Me cogió la mano derecha primero y luego la izquierda.

—Sólo tienes que lastimarlo un poco. No dará la rueda de prensa con la cara magullada o con un brazo en cabestrillo. Serían demasiadas cosas que explicar al mismo tiempo. Incluso para Serge.

Miré a mi esposa a los ojos. Acababa de pedirme que le rompiera el brazo a mi hermano. O que le magullara la cara. Y todo por amor, por amor a nuestro hijo. Por Michel. Me vino el recuerdo de aquella madre en Alemania que mató al asesino de su hijo en el tribunal. Claire era una madre de esa clase.

—No he tomado la medicación.

—Ya. —Claire no pareció sorprenderse; me acarició suavemente el dorso de la mano con un dedo.

—Me refiero a que hace tiempo que no la tomo. Meses.

Era cierto. Poco después de ver el programa Se busca la había dejado. Tuve la sensación de que podría serle de menos ayuda a mi hijo si mis emociones estaban atenuadas. Mis emociones y mis reflejos. Si quería apoyar a Michel al máximo, debía recuperar mi antigua personalidad.

—Ya lo sé —repuso Claire.

La miré.

—¿Creías que no se notaría? ¿Que ni lo notaría tu mujer? Tu mujer se dio cuenta de inmediato. Había cosas… distintas. La forma en que me mirabas y sonreías. Y aquella vez que no encontrabas tu pasaporte. ¿Te acuerdas? Cuando te liaste a puntapiés con los cajones del escritorio. A partir de ese día empecé a vigilarte.

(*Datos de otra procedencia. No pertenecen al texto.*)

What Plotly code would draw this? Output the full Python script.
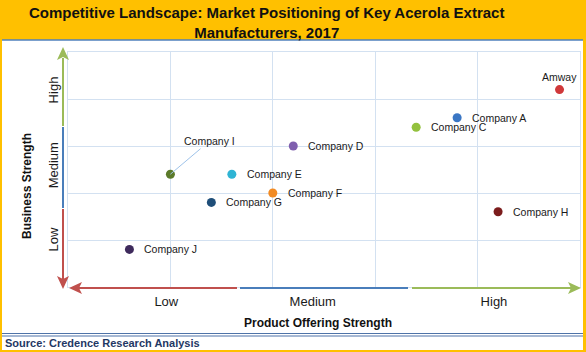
import plotly.graph_objects as go

# ---- data ----
companies = ["Amway", "Company A", "Company C", "Company D", "Company E",
             "Company F", "Company G", "Company H", "Company I", "Company J"]
product_strength = [4.80, 3.80, 3.40, 2.20, 1.60, 2.00, 1.40, 4.20, 1.00, 0.60]
business_strength = [4.20, 3.60, 3.40, 3.00, 2.40, 2.00, 1.80, 1.60, 2.40, 0.80]
colors = ["#d0383a", "#3a76c4", "#93c13e", "#7f5fae", "#2fb4d4",
          "#f28a22", "#1f4e79", "#7b1c1c", "#5b7a2a", "#3e2a5c"]
x_tick_labels = ["Low", "Medium", "High"]
x_tick_pos = [0.96, 2.39, 4.16]
y_tick_labels = ["Low", "Medium", "High"]
y_tick_pos = [0.97, 2.55, 4.15]

W, H = 586, 352
L, R, T, B = 68, 580, 52, 287


def fx(px):
    return (px - L) / (R - L)


def fy(py):
    return (B - py) / (B - T)


fig = go.Figure()
fig.add_trace(go.Scatter(
    x=product_strength, y=business_strength, mode="markers",
    marker=dict(size=9, color=colors, line=dict(width=0)),
    hoverinfo="skip", showlegend=False, cliponaxis=False,
))

ann = []
for name, xv, yv in zip(companies, product_strength, business_strength):
    base = dict(x=xv, y=yv, xref="x", yref="y", text=name,
                font=dict(family="Liberation Sans, Arial", size=10.5, color="#1a1a1a"))
    if name == "Amway":
        ann.append(dict(base, showarrow=False, xanchor="center", yanchor="middle", yshift=13))
    elif name == "Company I":
        ann.append(dict(base, showarrow=True, ax=39, ay=-33, arrowhead=0,
                        arrowwidth=1, arrowcolor="#9ec3ea", standoff=0, startstandoff=0))
    else:
        ann.append(dict(base, showarrow=False, xanchor="left", yanchor="middle", xshift=13))

# titles
ann.append(dict(x=fx(266), y=fy(22), xref="paper", yref="paper", showarrow=False,
                text="<b>Competitive Landscape: Market Positioning of Key Acerola Extract<br>Manufacturers, 2017</b>",
                font=dict(family="Liberation Sans, Arial", size=15, color="#111111"),
                xanchor="center", yanchor="middle"))
ann.append(dict(x=fx(27), y=fy(186), xref="paper", yref="paper", showarrow=False,
                text="<b>Business Strength</b>", textangle=-90,
                font=dict(family="Liberation Sans, Arial", size=12, color="#111111"),
                xanchor="center", yanchor="middle"))
ann.append(dict(x=fx(318), y=fy(323), xref="paper", yref="paper", showarrow=False,
                text="<b>Product Offering Strength</b>",
                font=dict(family="Liberation Sans, Arial", size=12, color="#111111"),
                xanchor="center", yanchor="middle"))
ann.append(dict(x=fx(3), y=fy(343), xref="paper", yref="paper", showarrow=False,
                text="<b>Source: Credence Research Analysis</b>",
                font=dict(family="Liberation Sans, Arial", size=11, color="#1f3864"),
                xanchor="left", yanchor="middle"))

shapes = []
# white panel & borders
shapes.append(dict(type="rect", xref="paper", yref="paper", layer="below",
                   x0=fx(2), x1=fx(583), y0=fy(40), y1=fy(350),
                   fillcolor="white", line=dict(width=0)))
shapes.append(dict(type="line", xref="paper", yref="paper", layer="below",
                   x0=fx(2), x1=fx(583), y0=fy(40), y1=fy(40),
                   line=dict(color="#4f81bd", width=1.5)))
for yy in (333.5, 336):
    shapes.append(dict(type="line", xref="paper", yref="paper", layer="below",
                       x0=fx(2), x1=fx(583), y0=fy(yy), y1=fy(yy),
                       line=dict(color="#4f73a8", width=1)))

RED, BLUE, GREEN = "#c0504d", "#4a7ebb", "#9bbb59"


def seg(x0, y0, x1, y1, c):
    shapes.append(dict(type="line", xref="paper", yref="paper", layer="above",
                       x0=fx(x0), x1=fx(x1), y0=fy(y0), y1=fy(y1),
                       line=dict(color=c, width=2)))


def tri(pts, c):
    path = "M " + " L ".join(f"{fx(a)},{fy(b)}" for a, b in pts) + " Z"
    shapes.append(dict(type="path", xref="paper", yref="paper", layer="above",
                       path=path, fillcolor=c, line=dict(color=c, width=0)))


# vertical arrow
AX = 63
seg(AX, 58, AX, 126, GREEN)
seg(AX, 127, AX, 208, BLUE)
seg(AX, 209, AX, 279, RED)
tri([(AX, 47), (AX - 6, 60), (AX, 57), (AX + 6, 60)], GREEN)
tri([(AX, 289), (AX - 6, 276), (AX, 279), (AX + 6, 276)], RED)
# horizontal arrow
AY = 288
seg(79, AY, 237, AY, RED)
seg(240, AY, 408, AY, BLUE)
seg(412, AY, 571, AY, GREEN)
tri([(69, AY), (82, AY - 6), (79, AY), (82, AY + 6)], RED)
tri([(581, AY), (568, AY - 6), (571, AY), (568, AY + 6)], GREEN)

GRID = "#d3e1f1"
fig.update_layout(
    width=W, height=H,
    margin=dict(l=L, r=W - R, t=T, b=H - B, pad=0),
    paper_bgcolor="#ffc000", plot_bgcolor="rgba(0,0,0,0)",
    showlegend=False, hovermode=False,
    annotations=ann, shapes=shapes,
    xaxis=dict(range=[0, 5], tickmode="array", tickvals=x_tick_pos, ticktext=x_tick_labels,
               showgrid=False, zeroline=False, showline=True, mirror=True,
               linecolor=GRID, linewidth=1, ticks="", ticklabelstandoff=2,
               tickfont=dict(family="Liberation Sans, Arial", size=13, color="#1a1a1a"),
               minor=dict(tickmode="linear", tick0=0, dtick=1, showgrid=True,
                          gridcolor=GRID, gridwidth=1, ticks=""),
               fixedrange=True),
    yaxis=dict(range=[0, 5], tickmode="array", tickvals=y_tick_pos, ticktext=y_tick_labels,
               tickangle=-90, showgrid=False, zeroline=False, showline=True, mirror=True,
               linecolor=GRID, linewidth=1, ticks="", ticklabelstandoff=4,
               tickfont=dict(family="Liberation Sans, Arial", size=13, color="#1a1a1a"),
               minor=dict(tickmode="linear", tick0=0, dtick=1, showgrid=True,
                          gridcolor=GRID, gridwidth=1, ticks=""),
               fixedrange=True),
)

fig.write_html("out.html")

Te llevabas los medicamentos cuando salías a la calle y los tirabas por ahí, ¿verdad? Una vez saqué un pantalón tuyo de la lavadora con el bolsillo completamente teñido de azul. Eran pastillas que habías olvidado tirar.

Claire se echó a reír, pero apenas unos segundos. Luego volvió a mirarme con expresión grave.

—Y no me dijiste nada.

—Al principio pensé: ¿qué cree que está haciendo?, pero luego volví a ver a mi Paul de siempre. Y entonces lo supe: quería recuperar a mi Paul de siempre. Aunque patee los cajones del escritorio o salga corriendo detrás de aquella moto que le cortó el paso.

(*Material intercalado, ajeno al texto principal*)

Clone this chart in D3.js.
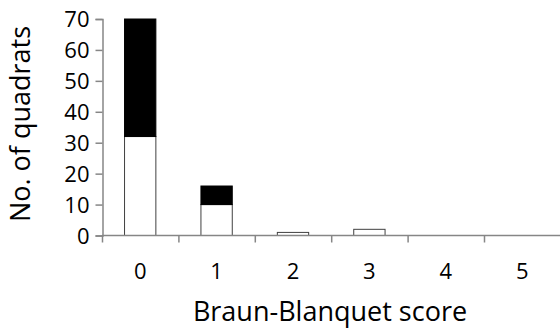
<!DOCTYPE html>
<html>
<head>
<meta charset="utf-8">
<script src="https://cdn.jsdelivr.net/npm/d3@7"></script>
<style>
  body { margin: 0; background: #fff; }
  text { font-family: "Open Sans", "Liberation Sans", sans-serif; fill: #000; }
</style>
</head>
<body>
<script>
// categories and the two stacked series
var scores = ["0", "1", "2", "3", "4", "5"];
var whiteVals = [32, 10, 1, 2, 0, 0];
var blackVals = [38, 6, 0, 0, 0, 0];
var yTicks = [0, 10, 20, 30, 40, 50, 60, 70];

var W = 560, H = 331;
var margin = {top: 19, right: 0, bottom: 96, left: 102};

var svg = d3.select("body").append("svg")
  .attr("width", W)
  .attr("height", H);

var x = d3.scaleBand()
  .domain(scores)
  .range([margin.left, margin.left + 6 * 76.4])
  .paddingInner(0)
  .paddingOuter(0);

var y = d3.scaleLinear()
  .domain([0, 70])
  .range([H - margin.bottom + 0.5, margin.top]);

var barW = x.bandwidth() * 0.41;

var data = scores.map(function(s, i) {
  return {score: s, white: whiteVals[i], black: blackVals[i]};
});

// white part
svg.selectAll(".wbar")
  .data(data.filter(function(d) { return d.white > 0; }))
  .enter().append("rect")
  .attr("class", "wbar")
  .attr("x", function(d) { return x(d.score) + (x.bandwidth() - barW) / 2; })
  .attr("width", barW)
  .attr("y", function(d) { return y(d.white); })
  .attr("height", function(d) { return y(0) - y(d.white); })
  .attr("fill", "#fff")
  .attr("stroke", "#404040")
  .attr("stroke-width", 1);

// black part on top
svg.selectAll(".bbar")
  .data(data.filter(function(d) { return d.black > 0; }))
  .enter().append("rect")
  .attr("class", "bbar")
  .attr("x", function(d) { return x(d.score) + (x.bandwidth() - barW) / 2; })
  .attr("width", barW)
  .attr("y", function(d) { return y(d.white + d.black); })
  .attr("height", function(d) { return y(d.white) - y(d.white + d.black); })
  .attr("fill", "#000")
  .attr("stroke", "#000")
  .attr("stroke-width", 1);

// y axis
var yAxis = d3.axisLeft(y).tickValues(yTicks).tickSize(7).tickPadding(6);
var gy = svg.append("g")
  .attr("transform", "translate(" + (margin.left + 0.5) + ",0)")
  .call(yAxis);
gy.select(".domain").attr("stroke", "#868686").attr("stroke-width", 1.5);
gy.selectAll(".tick line").attr("stroke", "#868686").attr("stroke-width", 1.5);
gy.selectAll(".tick text").style("font-size", "22px").attr("dy", "0.36em");

// x axis: ticks at band boundaries, labels at band centres
var xb = d3.scaleLinear().domain([0, 6]).range([margin.left, margin.left + 6 * 76.4]);
var gx = svg.append("g")
  .attr("transform", "translate(0," + y(0) + ")");
gx.append("line")
  .attr("x1", margin.left).attr("x2", W)
  .attr("stroke", "#868686").attr("stroke-width", 1.5);
gx.selectAll(".xt")
  .data(d3.range(0, 6))
  .enter().append("line")
  .attr("class", "xt")
  .attr("x1", function(d) { return xb(d) + 0.5; })
  .attr("x2", function(d) { return xb(d) + 0.5; })
  .attr("y1", 0).attr("y2", 7)
  .attr("stroke", "#868686").attr("stroke-width", 1.5);
gx.selectAll(".xl")
  .data(scores)
  .enter().append("text")
  .attr("class", "xl")
  .attr("x", function(d) { return x(d) + x.bandwidth() / 2; })
  .attr("y", 43)
  .attr("text-anchor", "middle")
  .style("font-size", "22px")
  .text(function(d) { return d; });

// axis titles
svg.append("text")
  .attr("x", 330)
  .attr("y", 321)
  .attr("text-anchor", "middle")
  .style("font-size", "27px")
  .text("Braun-Blanquet score");

svg.append("text")
  .attr("transform", "translate(30," + 124 + ") rotate(-90)")
  .attr("text-anchor", "middle")
  .style("font-size", "27px")
  .text("No. of quadrats");
</script>
</body>
</html>
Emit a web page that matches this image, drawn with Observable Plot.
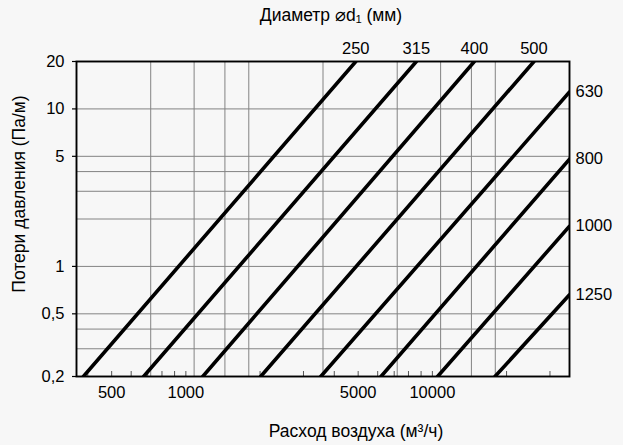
<!DOCTYPE html>
<html>
<head>
<meta charset="utf-8">
<script src="https://cdn.jsdelivr.net/npm/d3@7"></script>
<script src="https://cdn.jsdelivr.net/npm/@observablehq/plot@0.6"></script>
<style>
  html, body { margin: 0; padding: 0; background: #f7f7f7; }
  #chart svg { display: block; }
</style>
</head>
<body>
<div id="chart"></div>
<script>
// Diameters (mm) and the two end points of each pressure-loss line
const diameters = ["250", "315", "400", "500", "630", "800", "1000", "1250"];
const flowStart = [384, 674, 1171, 2012, 3526, 6190, 10500, 17950];   // m³/h
const lossStart = [0.2, 0.2, 0.2, 0.2, 0.2, 0.2, 0.2, 0.2];           // Pa/m
const flowEnd   = [4890, 8610, 14800, 25830, 36000, 36000, 36000, 36000];
const lossEnd   = [20, 20, 20, 20, 12.8, 4.8, 1.8, 0.66];

// Axis ticks and grid
const xTickLabels = [500, 1000, 5000, 10000];
const xMinorTicks = [400, 500, 600, 700, 800, 900, 1000, 2000, 3000, 4000, 5000, 6000, 7000, 8000, 9000, 10000, 20000, 30000];
const xGrid = [720, 1080, 1440, 1800, 3600, 7200, 10800, 14400, 18000];
const yTickLabels = [0.2, 0.5, 1, 5, 10, 20];
const yGrid = [0.3, 0.4, 0.5, 1, 2, 3, 4, 5, 10];

const xDomain = [360, 36000];
const yDomain = [0.2, 20];

const titleTop = "Диаметр ⌀d₁ (мм)";
const titleX = "Расход воздуха (м³/ч)";
const titleY = "Потери давления (Па/м)";

const lineData = diameters.flatMap((d, i) => [
  {d, q: flowStart[i], dp: lossStart[i]},
  {d, q: flowEnd[i], dp: lossEnd[i]}
]);
const topLabels = diameters.map((d, i) => ({d, q: flowEnd[i], dp: lossEnd[i]})).filter(e => e.dp >= 20);
const rightLabels = diameters.map((d, i) => ({d, q: flowEnd[i], dp: lossEnd[i]})).filter(e => e.dp < 20);

const font = "'Liberation Sans', Arial, sans-serif";
const tickFont = 16.5;
const titleFont = 17.5;

const chart = Plot.plot({
  width: 623,
  height: 445,
  marginTop: 61,
  marginRight: 54,
  marginBottom: 69,
  marginLeft: 76,
  style: {background: "#f7f7f7", fontFamily: font, fontSize: "16px", color: "#000"},
  x: {type: "log", domain: xDomain, label: null},
  y: {type: "log", domain: yDomain, label: null},
  marks: [
    Plot.ruleX(xGrid, {stroke: "#838383", strokeWidth: 1}),
    Plot.ruleY(yGrid, {stroke: "#838383", strokeWidth: 1}),
    Plot.axisX(xMinorTicks, {tickSize: -5, tickFormat: () => "", stroke: "#555", strokeWidth: 1, label: null}),
    Plot.axisY(yTickLabels, {tickSize: 4, tickFormat: () => "", stroke: "#000", strokeWidth: 1.2, label: null}),
    Plot.text(xTickLabels, {x: d => d, text: d => String(d), frameAnchor: "bottom", dy: 10, lineAnchor: "top", fontSize: tickFont, fill: "#000"}),
    Plot.text(yTickLabels, {y: d => d, text: d => String(d).replace(".", ","), frameAnchor: "left", dx: -12, textAnchor: "end", lineAnchor: "middle", fontSize: tickFont, fill: "#000"}),
    Plot.frame({stroke: "#000", strokeWidth: 1.9}),
    Plot.line(lineData, {x: "q", y: "dp", z: "d", stroke: "#000", strokeWidth: 3.6, clip: true}),
    Plot.text(topLabels, {x: "q", y: "dp", text: "d", dy: -8, lineAnchor: "bottom", fontSize: tickFont, fill: "#000"}),
    Plot.text(rightLabels, {x: "q", y: "dp", text: "d", dx: 6, textAnchor: "start", lineAnchor: "middle", fontSize: tickFont, fill: "#000"}),
    Plot.text([titleTop], {text: d => d, frameAnchor: "top", dx: 8, dy: -41, textAnchor: "middle", lineAnchor: "bottom", fontSize: titleFont, fill: "#000"}),
    Plot.text([titleX], {text: d => d, frameAnchor: "bottom", dx: 33, dy: 60, textAnchor: "middle", lineAnchor: "bottom", fontSize: titleFont, fill: "#000"}),
    Plot.text([titleY], {text: d => d, frameAnchor: "left", dx: -57, dy: -25, rotate: -90, textAnchor: "middle", lineAnchor: "middle", fontSize: titleFont, fill: "#000"})
  ]
});
document.getElementById("chart").appendChild(chart);
</script>
</body>
</html>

Y aquella otra vez que mandaste al hospital al director del instituto de Michel, creí que añadiría. Pero no lo hizo. Dijo otra cosa:

—Ese es el Paul que yo amaba… El que amo. Ese es el Paul que amo más que a nada o a nadie en este mundo.

Advertí que algo brillaba en sus lagrimales; también yo sentía un escozor en los ojos.

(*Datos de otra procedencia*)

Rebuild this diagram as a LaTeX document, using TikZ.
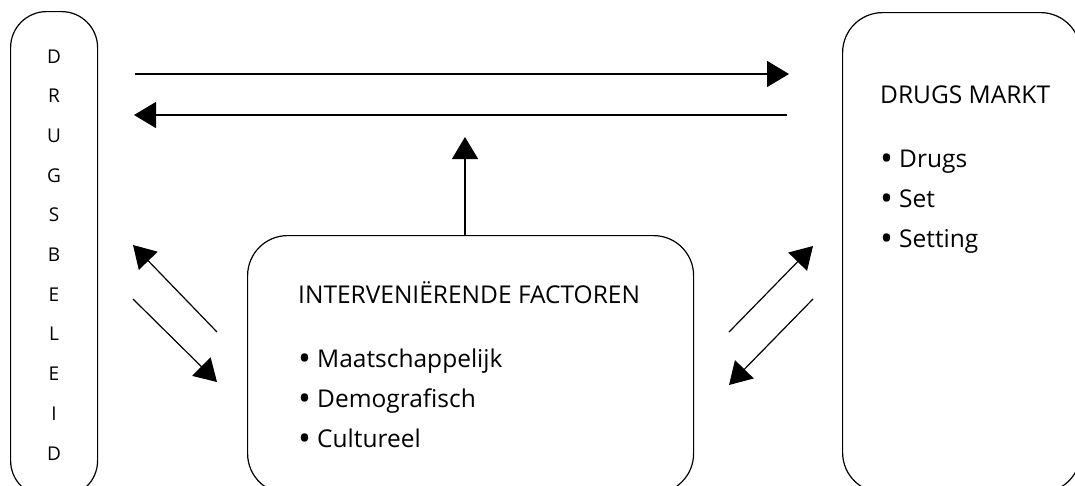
\documentclass[tikz,border=0pt]{standalone}
\usepackage{fontspec}
\setmainfont{Open Sans}
\usetikzlibrary{arrows.meta}
\newcommand\bul{\makebox[19pt][l]{\raisebox{-3.6pt}{\scalebox{1.4}{•}}}}
\begin{document}
\begin{tikzpicture}[x=1pt,y=-1pt,
  box/.style={draw, line width=1.2pt, rounded corners=40pt, inner sep=0pt},
  conn/.style={line width=1.2pt, -{Triangle[length=22pt,width=26pt]}},
  txt/.style={anchor=base west, inner sep=0pt, font=\fontsize{24.5}{28}\selectfont},
  letter/.style={anchor=base, inner sep=0pt, font=\fontsize{19}{22}\selectfont}]
\useasboundingbox (0,0) rectangle (1075,485);
\clip (0,0) rectangle (1075,485);
% boxes
\node[box, anchor=north west, minimum width=87pt, minimum height=485pt, rounded corners=36pt] (beleid) at (10,11) {};
\node[box, anchor=north west, minimum width=238pt, minimum height=480pt] (markt) at (842,12) {};
\node[box, anchor=north west, minimum width=446pt, minimum height=258pt] (factors) at (247,235) {};
% vertical letters
\foreach \l [count=\i from 0] in {D,R,U,G,S,B,E,L,E,I,D}
  \node[letter] (l\i) at (54,{63+39.7*\i}) {\l};
% market text
\node[txt] (mt) at (880,103.5) {DRUGS MARKT};
\node[txt] (m1) at (880,167) {\bul Drugs};
\node[txt] (m2) at (880,207) {\bul Set};
\node[txt] (m3) at (880,247) {\bul Setting};
% factors text
\node[txt] (ft) at (298,303) {INTERVENIËRENDE FACTOREN};
\node[txt] (f1) at (298,367) {\bul Maatschappelijk};
\node[txt] (f2) at (298,407) {\bul Demografisch};
\node[txt] (f3) at (298,447) {\bul Cultureel};
% connector end points
\coordinate (a1s) at (135,74);  \coordinate (a1e) at (789,74);
\coordinate (a2s) at (787,115); \coordinate (a2e) at (134,115);
\coordinate (vs) at (465,235);  \coordinate (ve) at (465,137);
\coordinate (las) at (217,332); \coordinate (lae) at (133,245);
\coordinate (lbs) at (133,299); \coordinate (lbe) at (217,382);
\coordinate (ras) at (729,332); \coordinate (rae) at (813,246);
\coordinate (rbs) at (813,299); \coordinate (rbe) at (729,385);
\draw[conn] (a1s) -- (a1e);
\draw[conn] (a2s) -- (a2e);
\draw[conn] (vs) -- (ve);
\draw[conn] (las) -- (lae);
\draw[conn] (lbs) -- (lbe);
\draw[conn] (ras) -- (rae);
\draw[conn] (rbs) -- (rbe);
\end{tikzpicture}
\end{document}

—A ti y a Michel, claro —añadió mi esposa—. A ti y a Michel por igual. Vosotros sois mi mayor felicidad.

—Sí —repuse. Tenía la voz ronca y solté un gallo. Me aclaré la garganta y repetí—: Sí.

Permanecimos un rato en silencio el uno frente al otro, mis manos aún entre las de mi esposa.

—¿Qué le has dicho a Babette? —pregunté.

—¿Qué?

—En el jardín. Cuando habéis salido a pasear. Babette parecía muy contenta de verme. Dijo: «Querido Paul…» ¿Qué le has dicho?

Claire respiró hondo.

—Le he dicho que harías algo. Algo para que esa rueda de prensa no llegara a celebrarse.

—¿Y le ha parecido bien?

—Ella quiere que Serge gane las elecciones. Pero sobre todo le ha dolido que él le dijera lo que pensaba hacer en el coche, viniendo hacia aquí, para que ella no tuviese tiempo de quitarle esa tontería de la cabeza.

—Pero aquí en la mesa ha dicho que…

—Babette es lista. Tu hermano no debe sospecharlo jamás. Es posible que, más adelante, cuando sea la esposa del primer ministro, vaya a repartir platos de sopa en un asilo para indigentes. Pero esa indigente en concreto le importa tan poco como a ti o como a mí.

Moví las manos. Las moví para liberarlas de las de mi esposa y tomarlas a su vez entre las mías.

—No es buena idea —dije.

—Paul…

—No, escucha. Yo soy yo. Soy quien soy. No me he tomado la medicación. De momento, sólo lo sabemos tú y yo. Pero estas cosas se acaban sabiendo. Escarbarán hasta enterarse de todo. El psicólogo del colegio, mi despido y, si no, el director del instituto de Michel… Todo estará sobre la mesa como un libro abierto. Por no hablar de mi hermano. Él será el primero en declarar que algo así no le ha sorprendido en absoluto. Quizá no lo diga públicamente, pero no sería la primera agresión que sufre a manos de su hermano menor. Su hermano menor que padece de algo raro y por eso debe medicarse. Con medicamentos que tira por el váter en lugar de tomárselos.

Claire guardó silencio.

—No conseguiré hacerlo desistir de sus propósitos, Claire. Será un paso en falso.

Esperé un momento, no quería empezar a parpadear.

—Será un paso en falso si lo doy yo —añadí.